O embaixador da China no Brasil, Yang Wanming, fez uma publicação neste domingo (18) que chamou atenção pelo tom religioso. Ele escreveu o seguinte: “Quem é Deus? O Povo é Deus, é o povo que faz a história e determina a história”. O texto foi acompanhado de uma imagem com dizeres supostamente em mandarim.

Questionado por uma seguidora se o texto seria uma tradução dos dizeres na imagem, o embaixador respondeu, sem maiores detalhes: “Viva o povo. Caligrafia de Mao Zedong”. Ou seja, Yang deu a entender que a sua postagem foi uma citação em referência ao ditador comunista chinês que viveu entre 1893 e 1976, considerado o fundador da República Popular da China.

Aqui, portanto, temos duas coisas que nos chamam atenção: primeiro, a postagem do embaixador comunista ocorre em um dia tradicionalmente associado à fé cristã, quando a população realiza por todo país cultos e missas – o domingo.

O dia da postagem e o fato da legenda ter sido em português nos faz parecer que a intenção foi, realmente, se dirigir ao povo brasileiro, mas em tom de provocação, pois ele sabe que para a fé cristã Deus é um Ser real, criador da vida e de tudo o que há no universo, e não uma ideia abstrata e impessoal.

Diferentemente do que alguns podem alegar, a postagem também não é uma referência à percepção de fé sobre Deus do povo asiático ou dos chineses em geral. Isso porque, primeiramente, o Partido Comunista da China é declaradamente ateu. O regime chinês não admite crença em qualquer divindade ou sistemas religiosos.

Além disso, o número de cristãos na China é maior do que o de muitos países. Segundo a organização Portas Abertas, existem no país atualmente cerca de 96,7 milhões de cristãos chineses, o que derruba por completo qualquer argumento de que a visão do povo asiático é anticristã.

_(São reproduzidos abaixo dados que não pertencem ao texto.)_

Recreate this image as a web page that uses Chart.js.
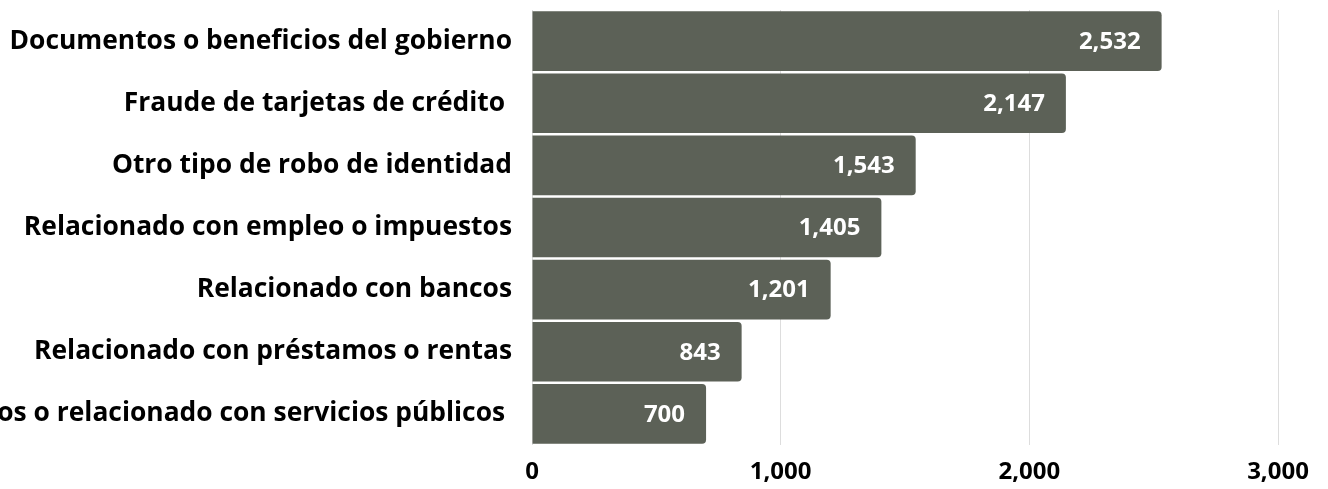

Segundo, a citação do ditador Mao Zedong como referência para a postagem é o que parece explicar a natureza da mensagem. Isso porque, Mao foi responsável pela implementação do chamado “culto à personalidade” na China. É por isso que o embaixador diz que o “povo” é Deus, porque para o regime comunista chinês o líder máximo do país é a representação do povo. Ou seja, é como dizer que Xi Jinping é Deus!

Isso fica claro quando entendemos o pensamento de Mao. Em 1964, por exemplo, ele publicou o “Livro Vermelho”, instrumento usado pelo Partido Comunista para implementar o culto à figura do ditador.

“O livro, em formato de bolso, foi um instrumento eficaz no desenvolvimento do culto à personalidade de Mao”, diz o UOL Educação. “Utilizado para a doutrinação ideológica das massas, reafirmava a ideia de que o maoísmo era a culminação do pensamento marxista-leninista. Durante esse período, citações do livro eram exigidas inclusive em trabalhos científicos e sua leitura realizada, diariamente, nas escolas e nos locais de trabalho”.

Quando Yang Wanming diz que o povo é Deus, portanto, ele está falando da visão comunista do seu partido e não de fé. É devoção ideológica e não religião. E como se não bastasse fazer isso direcionando a sua mensagem ao povo de um país de maioria cristã, ele ainda fez referência a Mao, um genocida reconhecido pela história.

Foi Mao o responsável pela criação de grupos armados de estudantes que perseguiram intelectuais, professores e antigos membros do PC, o que acabou resultando num banho de sangue cujas mortes ainda não podem ser calculadas, dado o fato de a ditadura comunista chinesa continuar impedindo as investigações.

Foi sob o governo de Mao, também, que entre 1958 e 1962 foi implementado o “Grande Salto Adiante”, uma reformulação econômica que pretendia transformar a China em uma potência industrial, mas que acabou resultando em um colapso que levou pelo menos 40 milhões de pessoas a morrer de fome.

Portanto, independentemente da postagem ter sido provocativa ou não, o fato é que ela contraria a fé cristã em essência, exalta a ideologia comunista e louva a figura de um ditador responsável pela morte de milhões de pessoas na China.